* Work to do
Exclude the pictures and reproduce the remaining data exactly as written.

* Data excerpt
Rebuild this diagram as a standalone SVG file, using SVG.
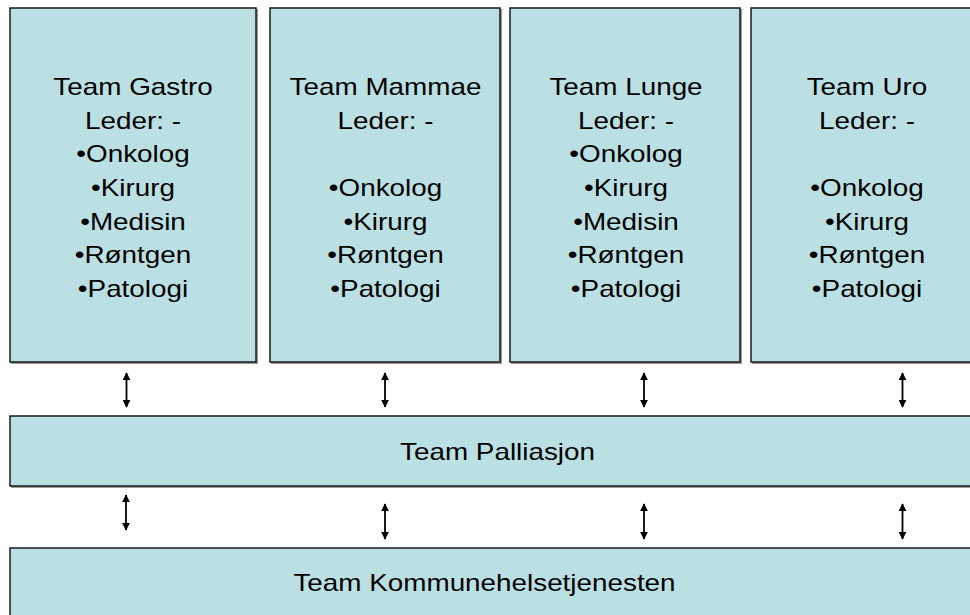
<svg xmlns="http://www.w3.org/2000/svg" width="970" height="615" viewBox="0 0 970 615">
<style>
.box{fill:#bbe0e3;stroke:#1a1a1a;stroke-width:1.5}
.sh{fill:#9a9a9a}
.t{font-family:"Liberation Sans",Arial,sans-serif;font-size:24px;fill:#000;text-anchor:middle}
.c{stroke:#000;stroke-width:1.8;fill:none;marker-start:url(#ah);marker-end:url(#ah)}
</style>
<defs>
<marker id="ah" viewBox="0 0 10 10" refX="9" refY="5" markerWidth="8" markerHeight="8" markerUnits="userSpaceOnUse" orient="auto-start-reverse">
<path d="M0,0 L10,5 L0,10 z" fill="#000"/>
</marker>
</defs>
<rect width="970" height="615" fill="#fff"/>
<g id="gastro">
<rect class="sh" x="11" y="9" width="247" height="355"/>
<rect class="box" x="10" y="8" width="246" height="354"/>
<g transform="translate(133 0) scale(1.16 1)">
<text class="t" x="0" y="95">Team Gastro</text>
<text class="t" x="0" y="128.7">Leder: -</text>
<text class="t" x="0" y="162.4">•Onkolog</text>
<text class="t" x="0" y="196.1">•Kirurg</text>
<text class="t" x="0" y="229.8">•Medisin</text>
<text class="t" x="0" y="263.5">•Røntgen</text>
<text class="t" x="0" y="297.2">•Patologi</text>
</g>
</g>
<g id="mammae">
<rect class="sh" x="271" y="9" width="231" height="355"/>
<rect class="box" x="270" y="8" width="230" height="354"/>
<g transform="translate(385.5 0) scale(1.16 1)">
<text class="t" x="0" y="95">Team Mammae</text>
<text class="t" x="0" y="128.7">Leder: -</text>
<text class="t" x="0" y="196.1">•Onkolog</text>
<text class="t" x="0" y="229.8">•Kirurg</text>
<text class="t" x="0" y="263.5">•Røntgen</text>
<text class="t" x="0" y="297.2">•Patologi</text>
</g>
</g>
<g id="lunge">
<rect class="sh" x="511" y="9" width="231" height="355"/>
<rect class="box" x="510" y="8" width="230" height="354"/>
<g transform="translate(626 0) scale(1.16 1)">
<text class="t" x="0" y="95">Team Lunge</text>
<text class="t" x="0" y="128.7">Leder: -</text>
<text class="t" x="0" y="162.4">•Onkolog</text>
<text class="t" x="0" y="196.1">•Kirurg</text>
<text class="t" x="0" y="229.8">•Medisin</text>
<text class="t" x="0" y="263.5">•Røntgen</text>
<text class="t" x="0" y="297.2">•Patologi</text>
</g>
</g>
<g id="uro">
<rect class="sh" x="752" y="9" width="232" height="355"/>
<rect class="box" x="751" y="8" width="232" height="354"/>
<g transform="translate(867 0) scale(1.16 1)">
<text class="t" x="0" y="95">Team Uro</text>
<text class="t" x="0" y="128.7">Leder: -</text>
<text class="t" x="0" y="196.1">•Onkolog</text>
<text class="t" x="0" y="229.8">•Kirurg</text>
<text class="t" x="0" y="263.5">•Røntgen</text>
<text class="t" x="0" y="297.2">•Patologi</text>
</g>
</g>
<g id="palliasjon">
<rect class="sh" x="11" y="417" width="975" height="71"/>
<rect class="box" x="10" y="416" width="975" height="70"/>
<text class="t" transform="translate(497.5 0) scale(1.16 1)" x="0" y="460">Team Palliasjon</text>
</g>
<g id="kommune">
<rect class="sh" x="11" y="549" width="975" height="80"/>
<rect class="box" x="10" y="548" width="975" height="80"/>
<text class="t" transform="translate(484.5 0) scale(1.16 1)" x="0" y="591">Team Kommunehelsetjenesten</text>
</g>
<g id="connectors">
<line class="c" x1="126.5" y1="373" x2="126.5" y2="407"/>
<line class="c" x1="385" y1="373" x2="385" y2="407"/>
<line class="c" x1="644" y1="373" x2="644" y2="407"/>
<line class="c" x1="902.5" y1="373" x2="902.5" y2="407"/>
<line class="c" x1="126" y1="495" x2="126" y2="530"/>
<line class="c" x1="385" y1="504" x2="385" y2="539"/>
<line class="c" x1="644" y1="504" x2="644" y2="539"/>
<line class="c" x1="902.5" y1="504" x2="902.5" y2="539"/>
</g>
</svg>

* Solution for this problem
Rebuild this diagram as a standalone SVG file, using SVG.
<svg xmlns="http://www.w3.org/2000/svg" width="970" height="615" viewBox="0 0 970 615">
<style>
.box{fill:#bbe0e3;stroke:#1a1a1a;stroke-width:1.5}
.sh{fill:#9a9a9a}
.t{font-family:"Liberation Sans",Arial,sans-serif;font-size:24px;fill:#000;text-anchor:middle}
.c{stroke:#000;stroke-width:1.8;fill:none;marker-start:url(#ah);marker-end:url(#ah)}
</style>
<defs>
<marker id="ah" viewBox="0 0 10 10" refX="9" refY="5" markerWidth="8" markerHeight="8" markerUnits="userSpaceOnUse" orient="auto-start-reverse">
<path d="M0,0 L10,5 L0,10 z" fill="#000"/>
</marker>
</defs>
<rect width="970" height="615" fill="#fff"/>
<g id="gastro">
<rect class="sh" x="11" y="9" width="247" height="355"/>
<rect class="box" x="10" y="8" width="246" height="354"/>
<g transform="translate(133 0) scale(1.16 1)">
<text class="t" x="0" y="95">Team Gastro</text>
<text class="t" x="0" y="128.7">Leder: -</text>
<text class="t" x="0" y="162.4">•Onkolog</text>
<text class="t" x="0" y="196.1">•Kirurg</text>
<text class="t" x="0" y="229.8">•Medisin</text>
<text class="t" x="0" y="263.5">•Røntgen</text>
<text class="t" x="0" y="297.2">•Patologi</text>
</g>
</g>
<g id="mammae">
<rect class="sh" x="271" y="9" width="231" height="355"/>
<rect class="box" x="270" y="8" width="230" height="354"/>
<g transform="translate(385.5 0) scale(1.16 1)">
<text class="t" x="0" y="95">Team Mammae</text>
<text class="t" x="0" y="128.7">Leder: -</text>
<text class="t" x="0" y="196.1">•Onkolog</text>
<text class="t" x="0" y="229.8">•Kirurg</text>
<text class="t" x="0" y="263.5">•Røntgen</text>
<text class="t" x="0" y="297.2">•Patologi</text>
</g>
</g>
<g id="lunge">
<rect class="sh" x="511" y="9" width="231" height="355"/>
<rect class="box" x="510" y="8" width="230" height="354"/>
<g transform="translate(626 0) scale(1.16 1)">
<text class="t" x="0" y="95">Team Lunge</text>
<text class="t" x="0" y="128.7">Leder: -</text>
<text class="t" x="0" y="162.4">•Onkolog</text>
<text class="t" x="0" y="196.1">•Kirurg</text>
<text class="t" x="0" y="229.8">•Medisin</text>
<text class="t" x="0" y="263.5">•Røntgen</text>
<text class="t" x="0" y="297.2">•Patologi</text>
</g>
</g>
<g id="uro">
<rect class="sh" x="752" y="9" width="232" height="355"/>
<rect class="box" x="751" y="8" width="232" height="354"/>
<g transform="translate(867 0) scale(1.16 1)">
<text class="t" x="0" y="95">Team Uro</text>
<text class="t" x="0" y="128.7">Leder: -</text>
<text class="t" x="0" y="196.1">•Onkolog</text>
<text class="t" x="0" y="229.8">•Kirurg</text>
<text class="t" x="0" y="263.5">•Røntgen</text>
<text class="t" x="0" y="297.2">•Patologi</text>
</g>
</g>
<g id="palliasjon">
<rect class="sh" x="11" y="417" width="975" height="71"/>
<rect class="box" x="10" y="416" width="975" height="70"/>
<text class="t" transform="translate(497.5 0) scale(1.16 1)" x="0" y="460">Team Palliasjon</text>
</g>
<g id="kommune">
<rect class="sh" x="11" y="549" width="975" height="80"/>
<rect class="box" x="10" y="548" width="975" height="80"/>
<text class="t" transform="translate(484.5 0) scale(1.16 1)" x="0" y="591">Team Kommunehelsetjenesten</text>
</g>
<g id="connectors">
<line class="c" x1="126.5" y1="373" x2="126.5" y2="407"/>
<line class="c" x1="385" y1="373" x2="385" y2="407"/>
<line class="c" x1="644" y1="373" x2="644" y2="407"/>
<line class="c" x1="902.5" y1="373" x2="902.5" y2="407"/>
<line class="c" x1="126" y1="495" x2="126" y2="530"/>
<line class="c" x1="385" y1="504" x2="385" y2="539"/>
<line class="c" x1="644" y1="504" x2="644" y2="539"/>
<line class="c" x1="902.5" y1="504" x2="902.5" y2="539"/>
</g>
</svg>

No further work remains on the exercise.